Walk of Truth founder comments on Crimean Art dispute
BBC Radio interview: 18th April 2014
The Allard Pierson Museum in Amsterdam is faced with a tough dilemma regarding the return of precious Crimean artifacts and jewels once the current exhibition “Crimea- Gold and Secrets of the Black Sea” is over: Should it return the artifacts to Crimea or Russia?
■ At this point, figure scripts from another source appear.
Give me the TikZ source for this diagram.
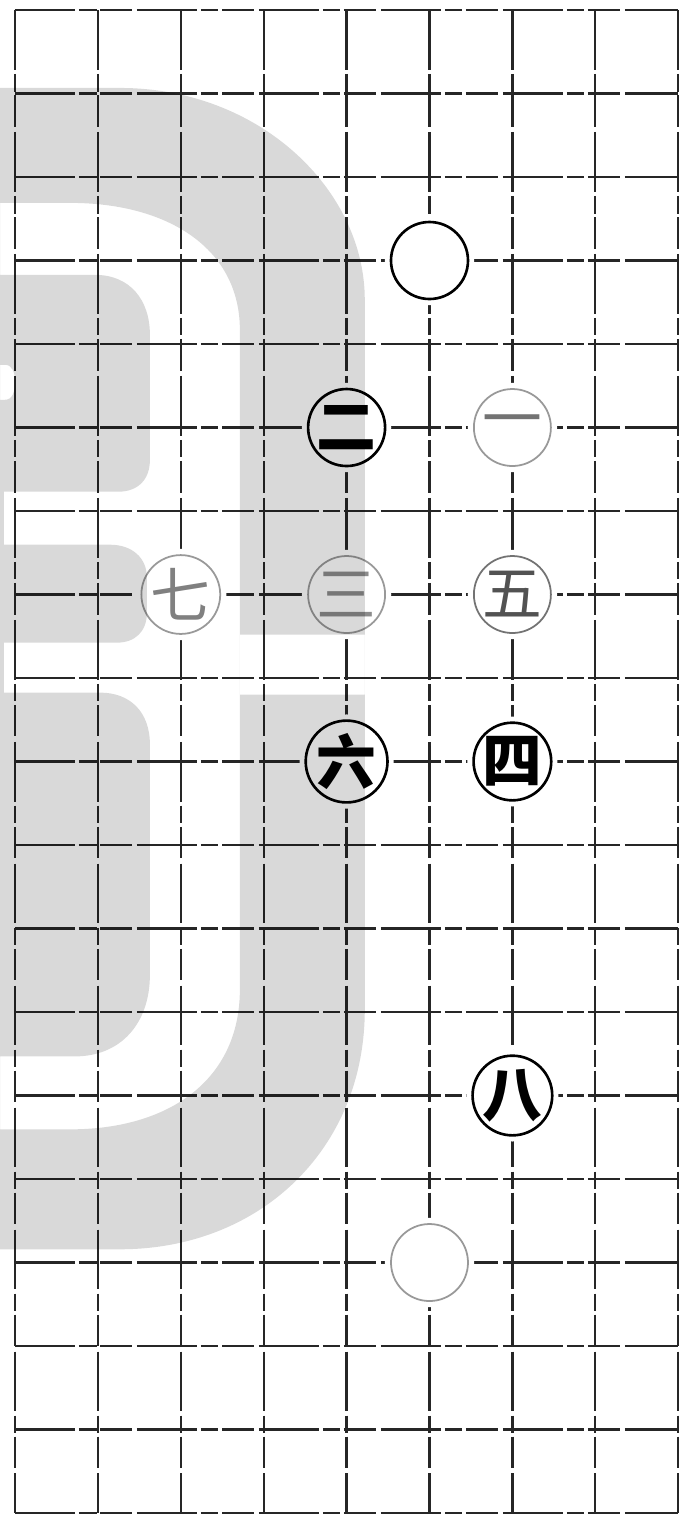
\documentclass[tikz,border=0pt]{standalone}
\usepackage{fontspec}
\newfontfamily\cjk{Noto Sans CJK SC}
\tikzset{
  board/.style={line width=0.65pt, black!85, dash pattern=on 17pt off 1.2pt on 5pt off 1pt on 9pt off 1.5pt},
  bstone/.style={circle, draw, line width=0.75pt, fill=white, minimum size=0.77cm, inner sep=0pt,
    preaction={draw=white, line width=3.5pt},
    font=\cjk\bfseries\fontsize{17}{17}\selectfont},
  wstone/.style={bstone, draw=black!40, line width=0.5pt, text=black!55,
    font=\cjk\fontsize{17}{17}\selectfont},
  wmark/.style={fill=black, opacity=0.15, even odd rule},
}
\begin{document}
\begin{tikzpicture}[x=0.829cm, y=-0.835cm]
    \useasboundingbox[fill=white] (-0.15cm,0.10cm) rectangle (6.73cm,-15.13cm);
    % board
    \foreach \i in {0,...,8}
      \draw[board] (\i,0) -- (\i,18);
    \foreach \j in {0,...,18}
      \draw[board] (0,\j) -- (8,\j);
    % stones
    \node[bstone] (s0) at (5,3) {};
    \node[wstone] (s1) at (6,5) {一};
    \node[bstone] (s2) at (4,5) {二};
    \node[wstone, text=black!45] (s3) at (4,7) {三};
    \node[bstone] (s4) at (6,9) {四};
    \node[wstone, draw=black!55, text=black!68] (s5) at (6,7) {五};
    \node[bstone] (s6) at (4,9) {六};
    \node[wstone, text=black!50] (s7) at (2,7) {七};
    \node[bstone] (s8) at (6,13) {八};
    \node[wstone] (s9) at (5,15) {};
    % watermark
    \begin{scope}[x=0.01cm, y=-0.01cm, shift={(-0.15cm,0.10cm)}]
      \fill[wmark]
        (0,88) -- (120,88) .. controls (260,88) and (365,190) .. (365,300)
          -- (365,1010) .. controls (365,1150) and (260,1250) .. (120,1250) -- (0,1250) -- cycle
        (0,203) -- (70,203) .. controls (170,203) and (240,250) .. (240,330)
          -- (240,990) .. controls (240,1080) and (170,1130) .. (70,1130) -- (0,1130) -- cycle
        (240,635) rectangle (365,695)
        (0,275) -- (95,275) .. controls (130,275) and (150,300) .. (150,335)
          -- (150,460) .. controls (150,480) and (138,492) .. (118,492) -- (0,492) -- cycle
        (0,545) -- (110,545) .. controls (132,545) and (147,558) .. (147,578)
          -- (147,613) .. controls (147,632) and (135,643) .. (117,643) -- (0,643) -- cycle
        (0,693) -- (100,693) .. controls (130,693) and (150,712) .. (150,745)
          -- (150,975) .. controls (150,1025) and (120,1057) .. (75,1057) -- (0,1057) -- cycle
        (0,492) rectangle (4,545)
        (0,643) rectangle (4,693)
        (0,365) -- (5,365) .. controls (12,365) and (15,372) .. (15,382)
          .. controls (15,393) and (12,400) .. (5,400) -- (0,400) -- cycle;
    \end{scope}
  \end{tikzpicture}
\end{document}
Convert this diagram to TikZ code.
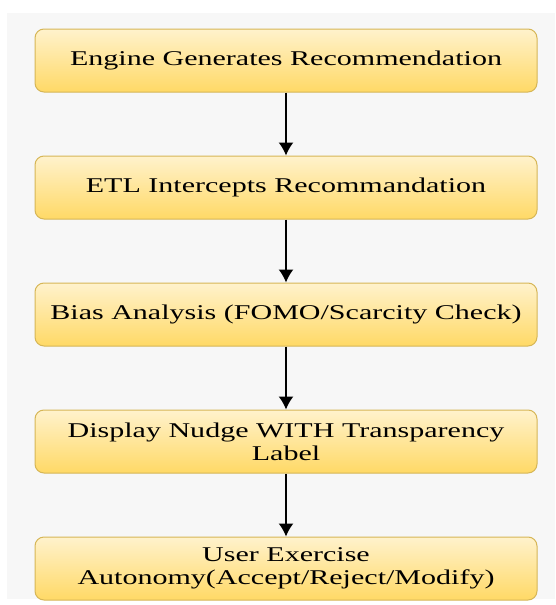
\documentclass[tikz,border=0pt]{standalone}
\usepackage{fontspec}
\setmainfont[FakeStretch=1.43]{Liberation Serif}
\usetikzlibrary{positioning,arrows.meta}
\definecolor{boxtop}{HTML}{FFF2CC}
\definecolor{boxbot}{HTML}{FFD966}
\definecolor{boxline}{HTML}{D6B656}
\definecolor{panel}{HTML}{F7F7F7}
\tikzset{>={Latex[length=13pt,width=15pt]}}
\tikzset{stepbox/.style={draw=boxline, line width=1pt, rounded corners=9pt,
    top color=boxtop, bottom color=boxbot,
    minimum width=502pt, minimum height=63pt, align=center,
    font=\fontsize{21}{23}\selectfont}}

\begin{document}
\begin{tikzpicture}[x=1pt,y=1pt]
  \useasboundingbox (0,0) rectangle (555,-605);
  \fill[white] (0,0) rectangle (555,-605);
  \fill[panel] (7,-13) rectangle (555,-599);
  \node[stepbox] (engine) at (286,-60.5) {Engine Generates Recommendation};
  \node[stepbox, below=63pt of engine] (etl) {ETL Intercepts Recommandation};
  \node[stepbox, below=63pt of etl] (bias) {Bias Analysis (FOMO/Scarcity Check)};
  \node[stepbox, below=63pt of bias] (nudge) {Display Nudge WITH Transparency\\Label};
  \node[stepbox, below=63pt of nudge] (user) {User Exercise\\Autonomy(Accept/Reject/Modify)};
  \draw[->,line width=1.5pt] (engine) -- (etl);
  \draw[->,line width=1.5pt] (etl) -- (bias);
  \draw[->,line width=1.5pt] (bias) -- (nudge);
  \draw[->,line width=1.5pt] (nudge) -- (user);
\end{tikzpicture}
\end{document}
Evidently, Russia is trying to seize these artifacts before Ukraine, or even Crimean Authorities can get hold of them.
Tasoula Hadjitofi, cultural activist and founder of Walk of Truth was summoned by the BBC to comment on the Crimean Art row, given her extensive background on the protection of cultural heritage.
Earlier in April, she spoke to De Telegraaf about the creation of a ‘Museum of Looted Art’ as a temporary refuge to disputed arts, such as the Crimean arts or the stolen treasures from the notorious Aydin Dikmen ‘Munich Case.’ She also recently made a plea to the Dutch government to establish this museum in the Hague to act as a temporary shelter to objects of illicit trade.
Hadjitofi expressed her concern with Russia’s attempt to politicize cultural heritage which belongs to humanity.
“In every war or armed conflict, destruction of cultural heritage has always taken place,’ she told BBC correspondent, Anna Holligan, who asked in return: “Why do you think Russia is so keen to take these (artifacts) back to St. Petersburg.”
“Have you ever seen a conqueror who doesn’t take trophies back home?” Hadjitofi replied matter-of-factly, alluding to this action as a ‘sign of victory.’
Hadjitofi added that if the Dutch decide to hand these artifacts back to Russia, this will make them players in the dispute between Ukraine and Russia over Crimea.
“If the Netherlands returns these to Russia, it’s like they are putting a seal of approval to the loss of Crimea’s independence,” Hadjitofi explained.
The contested artifacts, which date back to the 4th century BC, were discovered a decade ago, buried in the graves of warriors and princesses. The Allard Pierson Museum has extended the Crimea exhibition from May to August 2014, in hope that diplomacy can succeed in art.